CoreNeuron
CoreNeuron copied to clipboard
Introduce robust and scalable logging
The Problem
Currently logging in coreneuron is done through a variety of printf
s, DEBUG
ifdefs and a bit of MPI to print only on rank 0. This code is hard to maintain, messy, limiting and the output is ugly.
Considerations
- There are several powerful C++ logging frameworks around. We have mostly experience with spdlog, which has served us so far very well (in other projects.
- The difficulty here is that we are running coreneuron simulations almost exclusively in MPI, but spdlog does not include any direct MPI support
- We would like to have different types of logging messages, information, error, debug and they should be switched at runtime
- it should be possible to log everywhere, on rank 0 or on another specific rank.

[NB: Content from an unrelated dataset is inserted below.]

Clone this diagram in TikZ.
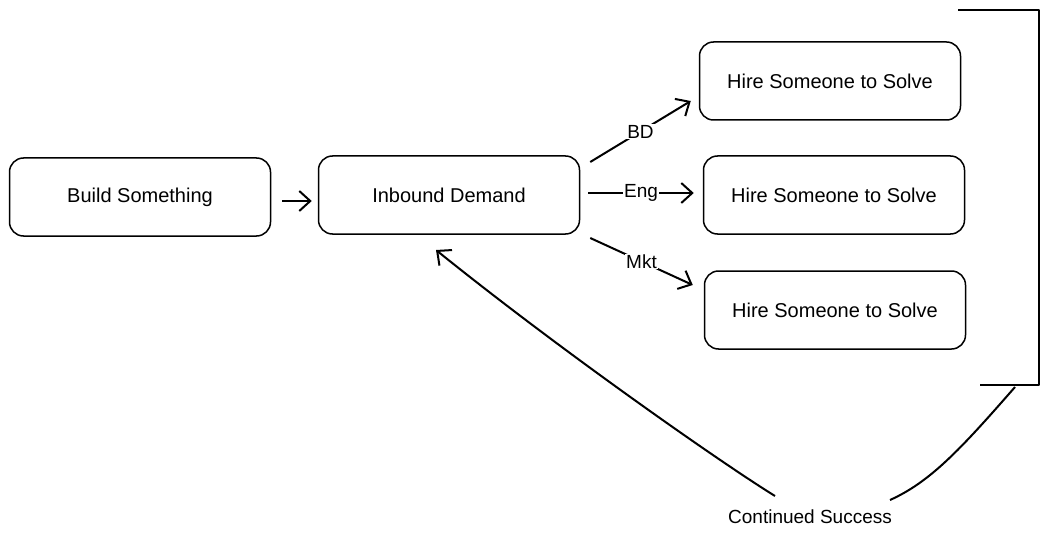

Ideally there should be multiple log objects that one can create that may log on the specific ranks
Example:
auto root_logger = spdlog::basic_logger_mt("basic_logger", 0); // rank 0 or MPI COMM SELF ?
auto all_logger = spdlog::basic_logger_mt("basic_logger", LOG_ALL); // or MPI COMM WORLD?
spdlog::set_default_logger(root_logger);
- The log objects probably don’t need to do much more than guarding the actual logging in an if statement
- If all ranks (or all ranks in a communicator are logging a message, the messages, the logger has to take care that messages are coordinated and don’t override each other, this could be achieved through a pattern like so
for (int rank=0; rank<num_ranks; rank++) {
if (rank == myrank) {
log::debug(msg);
}
MPI_Barrier(comm);
}
(i.e. logger shouldn't worry about buffer caching and MPI synchronisations etc.)
Caveats
- Log aggregation is not in the scope of this issue, so I would for now not worry too much about this
- should we already support logging to file? spdlog has good support for this but it’s not clear how this would be done without log aggregation in an mpi setting, and maybe this isn’t necessary to do quite yet.
This proposal look fine to me (some minor tweaks we can do later).
Note :
MPI_Barrier
based loop is needed for not mixing mpi messages but as you know that's not efficient as well. But we can discuss/decide later what to do about that.